**Problem requirements:** Quote from the first line below through the line that contains "YAxis, ReferenceDot, ReferenceArea", both included, and leave the pictures out.

**Data provided:**
--------------------

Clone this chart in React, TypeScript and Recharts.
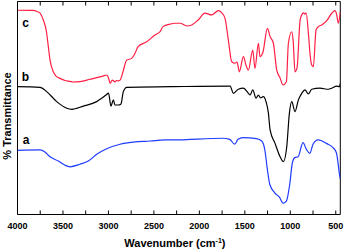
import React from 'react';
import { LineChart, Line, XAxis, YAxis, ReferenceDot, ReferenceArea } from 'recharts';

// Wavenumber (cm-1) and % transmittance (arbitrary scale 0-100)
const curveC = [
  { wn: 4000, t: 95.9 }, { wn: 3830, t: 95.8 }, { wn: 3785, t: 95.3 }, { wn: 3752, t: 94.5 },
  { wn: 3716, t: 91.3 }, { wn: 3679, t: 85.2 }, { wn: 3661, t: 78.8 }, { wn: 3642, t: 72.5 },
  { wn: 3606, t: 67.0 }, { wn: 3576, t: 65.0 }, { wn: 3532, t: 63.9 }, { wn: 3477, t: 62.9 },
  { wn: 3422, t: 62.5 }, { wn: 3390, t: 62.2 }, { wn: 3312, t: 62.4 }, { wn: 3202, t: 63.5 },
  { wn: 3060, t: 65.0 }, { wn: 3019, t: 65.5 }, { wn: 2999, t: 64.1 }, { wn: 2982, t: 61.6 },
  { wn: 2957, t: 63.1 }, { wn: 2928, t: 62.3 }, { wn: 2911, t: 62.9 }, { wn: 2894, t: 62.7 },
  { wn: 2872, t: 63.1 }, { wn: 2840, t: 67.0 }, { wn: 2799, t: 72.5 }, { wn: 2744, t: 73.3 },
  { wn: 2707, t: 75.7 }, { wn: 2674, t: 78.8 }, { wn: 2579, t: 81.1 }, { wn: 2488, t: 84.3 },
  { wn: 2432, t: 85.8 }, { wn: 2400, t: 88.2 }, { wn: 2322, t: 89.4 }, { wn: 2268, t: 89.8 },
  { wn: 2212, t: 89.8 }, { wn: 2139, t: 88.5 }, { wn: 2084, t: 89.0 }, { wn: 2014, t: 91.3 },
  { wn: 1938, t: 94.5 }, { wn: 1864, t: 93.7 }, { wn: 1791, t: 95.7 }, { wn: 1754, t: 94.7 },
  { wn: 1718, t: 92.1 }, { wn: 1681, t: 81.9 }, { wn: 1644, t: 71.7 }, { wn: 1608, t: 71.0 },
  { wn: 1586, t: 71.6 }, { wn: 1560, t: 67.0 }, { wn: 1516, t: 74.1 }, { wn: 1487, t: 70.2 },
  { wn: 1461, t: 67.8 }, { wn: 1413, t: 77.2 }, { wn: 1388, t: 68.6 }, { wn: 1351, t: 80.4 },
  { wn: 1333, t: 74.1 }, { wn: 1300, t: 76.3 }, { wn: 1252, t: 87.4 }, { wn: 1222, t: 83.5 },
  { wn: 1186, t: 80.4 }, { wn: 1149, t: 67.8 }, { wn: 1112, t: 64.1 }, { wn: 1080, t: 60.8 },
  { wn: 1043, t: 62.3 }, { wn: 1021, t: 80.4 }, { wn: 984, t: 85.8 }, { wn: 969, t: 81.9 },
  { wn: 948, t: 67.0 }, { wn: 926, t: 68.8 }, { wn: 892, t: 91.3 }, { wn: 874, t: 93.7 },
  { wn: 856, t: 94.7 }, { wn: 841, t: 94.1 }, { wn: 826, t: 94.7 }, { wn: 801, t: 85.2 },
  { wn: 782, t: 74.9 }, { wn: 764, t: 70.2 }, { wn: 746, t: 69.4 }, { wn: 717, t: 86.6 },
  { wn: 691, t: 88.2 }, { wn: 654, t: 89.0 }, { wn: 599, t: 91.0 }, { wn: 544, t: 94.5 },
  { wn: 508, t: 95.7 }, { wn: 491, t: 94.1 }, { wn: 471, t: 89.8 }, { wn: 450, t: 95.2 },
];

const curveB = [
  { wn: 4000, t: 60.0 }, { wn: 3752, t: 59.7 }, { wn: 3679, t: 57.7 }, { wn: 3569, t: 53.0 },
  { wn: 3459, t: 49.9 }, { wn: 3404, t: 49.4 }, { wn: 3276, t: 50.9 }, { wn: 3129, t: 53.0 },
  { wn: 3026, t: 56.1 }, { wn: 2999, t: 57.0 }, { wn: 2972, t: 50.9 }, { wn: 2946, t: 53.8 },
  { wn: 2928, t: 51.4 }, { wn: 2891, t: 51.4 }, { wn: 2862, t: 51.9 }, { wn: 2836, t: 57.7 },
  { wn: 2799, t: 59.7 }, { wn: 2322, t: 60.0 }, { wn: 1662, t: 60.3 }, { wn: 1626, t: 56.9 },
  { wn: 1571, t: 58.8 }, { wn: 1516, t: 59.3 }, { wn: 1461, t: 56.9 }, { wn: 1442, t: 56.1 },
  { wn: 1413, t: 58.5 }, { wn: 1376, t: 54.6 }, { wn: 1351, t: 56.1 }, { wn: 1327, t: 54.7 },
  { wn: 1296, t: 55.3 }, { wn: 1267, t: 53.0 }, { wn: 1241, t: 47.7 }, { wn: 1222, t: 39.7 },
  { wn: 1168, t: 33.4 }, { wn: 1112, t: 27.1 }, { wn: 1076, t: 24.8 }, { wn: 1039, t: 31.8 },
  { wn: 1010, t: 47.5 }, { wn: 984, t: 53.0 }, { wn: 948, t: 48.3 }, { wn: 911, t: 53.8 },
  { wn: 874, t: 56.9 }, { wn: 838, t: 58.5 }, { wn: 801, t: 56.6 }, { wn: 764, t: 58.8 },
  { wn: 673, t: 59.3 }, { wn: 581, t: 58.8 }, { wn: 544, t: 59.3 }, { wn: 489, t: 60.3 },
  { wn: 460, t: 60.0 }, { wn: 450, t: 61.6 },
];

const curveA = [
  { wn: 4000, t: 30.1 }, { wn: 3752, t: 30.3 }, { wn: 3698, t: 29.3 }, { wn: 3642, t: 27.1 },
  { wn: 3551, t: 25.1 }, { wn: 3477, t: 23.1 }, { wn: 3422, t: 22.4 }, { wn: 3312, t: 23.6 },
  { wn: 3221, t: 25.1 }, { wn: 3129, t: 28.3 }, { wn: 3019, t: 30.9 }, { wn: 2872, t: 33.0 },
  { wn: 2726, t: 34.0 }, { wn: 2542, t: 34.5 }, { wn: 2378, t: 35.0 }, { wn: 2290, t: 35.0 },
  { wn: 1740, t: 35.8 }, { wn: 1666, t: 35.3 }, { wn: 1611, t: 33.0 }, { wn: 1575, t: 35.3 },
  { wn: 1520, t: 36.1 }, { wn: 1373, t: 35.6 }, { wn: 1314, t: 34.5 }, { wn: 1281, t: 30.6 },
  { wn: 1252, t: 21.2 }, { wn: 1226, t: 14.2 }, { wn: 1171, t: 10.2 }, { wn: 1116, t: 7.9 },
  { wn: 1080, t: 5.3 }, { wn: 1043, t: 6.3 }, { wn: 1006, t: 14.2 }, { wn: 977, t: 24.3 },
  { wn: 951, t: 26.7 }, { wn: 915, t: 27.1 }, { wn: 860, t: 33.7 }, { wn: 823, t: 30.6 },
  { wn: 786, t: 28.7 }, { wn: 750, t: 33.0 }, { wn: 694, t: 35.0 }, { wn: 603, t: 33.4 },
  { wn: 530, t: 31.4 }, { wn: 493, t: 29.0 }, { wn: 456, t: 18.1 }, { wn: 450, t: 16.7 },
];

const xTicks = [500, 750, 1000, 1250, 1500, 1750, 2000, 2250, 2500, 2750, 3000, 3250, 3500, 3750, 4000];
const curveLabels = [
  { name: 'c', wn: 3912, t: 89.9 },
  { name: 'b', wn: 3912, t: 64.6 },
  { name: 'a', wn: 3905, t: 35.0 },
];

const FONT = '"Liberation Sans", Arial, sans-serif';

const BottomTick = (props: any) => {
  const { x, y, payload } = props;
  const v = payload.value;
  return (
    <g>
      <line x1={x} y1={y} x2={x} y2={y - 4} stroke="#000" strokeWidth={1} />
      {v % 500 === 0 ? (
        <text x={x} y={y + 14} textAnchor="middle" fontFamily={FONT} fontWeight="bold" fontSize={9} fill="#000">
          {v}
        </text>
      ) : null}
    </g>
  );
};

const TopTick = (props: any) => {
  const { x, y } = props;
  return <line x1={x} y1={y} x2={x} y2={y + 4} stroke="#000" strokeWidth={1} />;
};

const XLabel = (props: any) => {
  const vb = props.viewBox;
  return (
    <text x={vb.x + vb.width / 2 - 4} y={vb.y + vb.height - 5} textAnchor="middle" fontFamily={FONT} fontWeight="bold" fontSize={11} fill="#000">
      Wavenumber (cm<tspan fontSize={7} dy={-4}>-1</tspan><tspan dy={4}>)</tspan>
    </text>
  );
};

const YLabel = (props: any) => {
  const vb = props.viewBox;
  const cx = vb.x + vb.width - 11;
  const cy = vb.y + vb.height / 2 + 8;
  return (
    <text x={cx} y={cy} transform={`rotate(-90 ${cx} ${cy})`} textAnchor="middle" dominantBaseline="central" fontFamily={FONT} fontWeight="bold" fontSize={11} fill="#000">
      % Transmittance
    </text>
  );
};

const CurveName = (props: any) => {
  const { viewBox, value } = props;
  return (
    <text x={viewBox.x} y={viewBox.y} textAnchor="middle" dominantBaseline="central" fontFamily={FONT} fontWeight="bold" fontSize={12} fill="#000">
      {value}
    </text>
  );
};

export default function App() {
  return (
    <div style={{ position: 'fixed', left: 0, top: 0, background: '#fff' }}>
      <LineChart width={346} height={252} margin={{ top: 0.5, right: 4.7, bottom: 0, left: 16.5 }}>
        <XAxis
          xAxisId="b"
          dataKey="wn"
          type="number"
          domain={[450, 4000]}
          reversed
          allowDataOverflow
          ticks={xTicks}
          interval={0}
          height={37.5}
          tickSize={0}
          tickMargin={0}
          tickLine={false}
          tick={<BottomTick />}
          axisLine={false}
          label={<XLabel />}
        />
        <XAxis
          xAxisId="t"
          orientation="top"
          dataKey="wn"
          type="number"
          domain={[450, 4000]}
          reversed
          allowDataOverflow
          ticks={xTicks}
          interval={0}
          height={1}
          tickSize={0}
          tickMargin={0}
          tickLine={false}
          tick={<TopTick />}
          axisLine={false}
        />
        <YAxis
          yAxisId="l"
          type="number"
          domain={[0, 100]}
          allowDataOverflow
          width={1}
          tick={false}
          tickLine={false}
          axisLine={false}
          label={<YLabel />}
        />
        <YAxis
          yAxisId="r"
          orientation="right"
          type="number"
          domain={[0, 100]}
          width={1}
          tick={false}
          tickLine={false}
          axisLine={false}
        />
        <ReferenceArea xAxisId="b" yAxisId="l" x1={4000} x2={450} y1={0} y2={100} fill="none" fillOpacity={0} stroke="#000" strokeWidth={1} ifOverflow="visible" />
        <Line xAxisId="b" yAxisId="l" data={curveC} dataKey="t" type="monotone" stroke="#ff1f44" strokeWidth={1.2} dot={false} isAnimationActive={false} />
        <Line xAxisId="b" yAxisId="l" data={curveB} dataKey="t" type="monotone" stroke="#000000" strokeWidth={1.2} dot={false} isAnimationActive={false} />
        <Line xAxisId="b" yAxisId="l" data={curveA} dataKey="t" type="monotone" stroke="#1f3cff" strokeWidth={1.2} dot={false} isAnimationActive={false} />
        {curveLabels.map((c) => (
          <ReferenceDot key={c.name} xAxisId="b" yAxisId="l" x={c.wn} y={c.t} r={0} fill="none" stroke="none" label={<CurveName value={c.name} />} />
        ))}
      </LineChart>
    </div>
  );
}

--------------------

**Solution for this exercise:**
Clone this chart in React, TypeScript and Recharts.
import React from 'react';
import { LineChart, Line, XAxis, YAxis, ReferenceDot, ReferenceArea } from 'recharts';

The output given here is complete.